Dove la condivisione di spazi ristretti, i processi di alienazione individuale derivati dalla routine mansionale, l’assenza di riconoscimenti da parte dei superiori e delle autorità, la superficialità delle direttive dirigenziali, la rigidità della struttura di comando, uniti a un sovraffollamento dato da una crescita esponenziale della popolazione carceraria e, di contro, una carenza di personale, con un sotto organico a livello nazionale di circa diecimila unità (dato del 2012), il “male di vivere sembra non avere fine”.
E’ la denuncia del Sindacato autonomo della Polizia Penitenziaria che, per bocca del suo segretario, Donato Capece, porta a conoscenza “lo stato di abbandono in cui è lasciato il corpo di polizia penitenziaria” e aggiunge: “Siamo sotto organico di circa ottomila agenti e se uno sbaglia non gliela perdonano. Eppure riusciamo ancora a salvare la vita a tanti detenuti disperati”.
Per la direttrice dell’associazione Ristretti Orizzonti, Ornella Favaro, le cause sono da attribuirsi al degrado delle carceri e alla mancata nomina del nuovo capo del Dipartimento dell’Amministrazione Penitenziaria: “Senza capo del DAP non c’è nessuno che si senta responsabile”.

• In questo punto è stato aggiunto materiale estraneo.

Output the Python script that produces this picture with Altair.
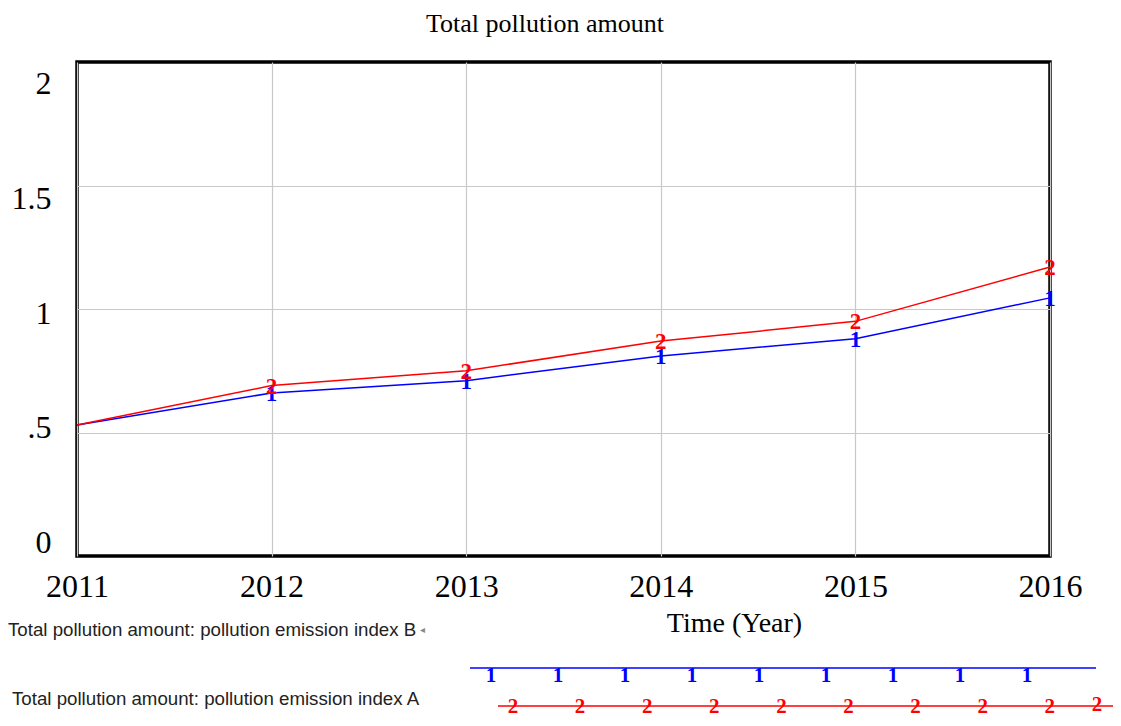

Per migliorare la qualità del lavoro è fondamentale “introdurre attività che non siano di pura custodia”. Cosa che è nei progetti di Palazzo Chigi, per mano del procuratore aggiunto di Reggio Calabria, Nicola Gratteri. Ossia l’attribuzione, in seguito alla riforma della polizia penitenziaria per trasformarla in un modello di ‘polizia della giustizia’, di compiti di primo piano, a differenza della situazione attuale che la vede confinata alla funzione di custodia dei detenuti.
Introducendo nuove competenze: “Eseguire gli ordini di arresto per gli imputati con condanne definitive, ricercare latitanti, controllare gli arrestati domiciliari, i soggetti sottoposti alle misure alternative, proteggere i collaboratori di giustizia, i tribunali e i magistrati”.
Ma l’agente di polizia penitenziaria, secondo quanto stabilito dalla legge numero 395 del 1990, non aveva già, oltre a quella di custode del carcerato e di mantenimento dell’ordine nella struttura, anche una mansione di partecipazione all’osservazione e al trattamento rieducativo della popolazione carceraria? Non erano sufficienti queste, elogiate tra l’altro abbondantemente, dal Capo dello Stato nell’Annuale del Corpo di quest’anno.
Dette mansioni consistono nella presa in carico emotiva del prigioniero, in rapporti che vanno ben oltre la sfera della propria consapevolezza, spesso soffrendo di carenze nella preparazione all’impatto emotivo e con l’incapacità di prendere le distanze da una forma mentis di matrice militare che interpreta la realtà su basi dicotomiche, tipo bene o male, positivo o negativo? La stessa dicotomia che è racchiusa nel motto del Corpo: “Vigilando redimere”.